Thyssenkrupp AG and Tata Steel Ltd. reached a framework agreement to merge their European steel businesses in a bid to create the region’s second-largest producer to tackle overcapacity. The German and Indian companies have signed a memorandum of understanding for the joint venture to be named thyssenkrupp Tata Steel, which will be equally owned by both parties, and based in the Netherlands, the companies said in statements on Wednesday. The transaction is expected to be finalized at the beginning of next year and will require the approval of the EU.
Thyssenkrupp and Tata have been in tie-up talks for more than a year to drive the latest wave of consolidation as steelmakers seek ways to counter overcapacity and cut costs. While prices have recovered since early last year, the industry still faces a global glut caused by large Chinese exports and too much capacity around the world. Benchmark prices in Europe are less than half the level they were in 2008, according to Metal Bulletin Ltd.

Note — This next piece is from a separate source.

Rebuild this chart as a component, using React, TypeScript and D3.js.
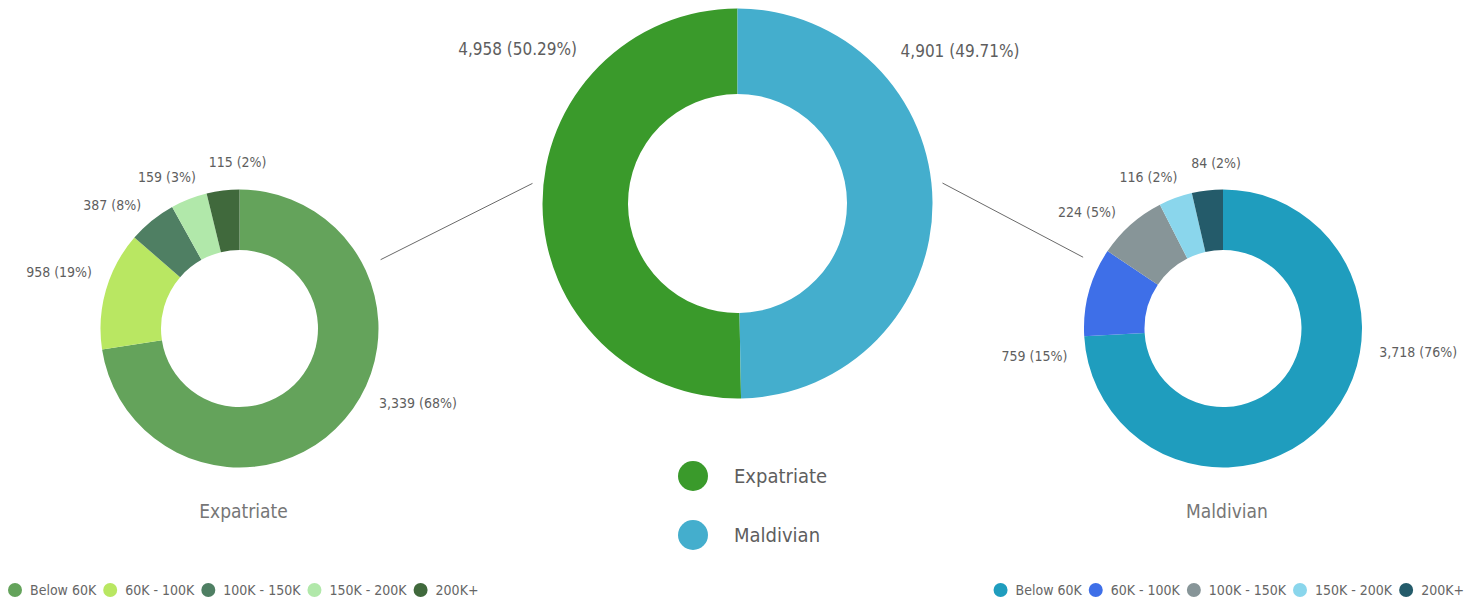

Shares of Tata Steel jumped as much as 2 percent in Mumbai on news of the deal, extending gains for the year to 74 percent. Investors have mostly welcomed the prospect of Thyssenkrupp finding a partner for its cyclical and capital-intensive steel operations. Still, Chief Executive Officer Heinrich Hiesinger, who is working to transform Germany’s top steelmaker into a more diversified industrial group, has faced some opposition from activists and unions. For Tata Steel, the move would let it focus more on its Indian market, where it plans to grow aggressively.
The deal, which involves combining Tata’s plants in the Netherlands and U.K. with Thyssenkrupp’s German assets, would create a venture that’s closer in size to Europe’s top producer, ArcelorMittal. Activist investor Cevian Capital AB may oppose the venture and instead favor a breakup of the German engineering company, people familiar with the matter said last week. Labor representatives, who have half of the seats on Thyssenkrupp’s supervisory board, have also expressed concern over job losses.
Tata Steel cleared a hurdle for the venture after a U.K. regulator approved a deal to solve a long-running pension standoff, which Thyssenkrupp CEO Hiesinger had said was potentially a major stumbling block to the combination.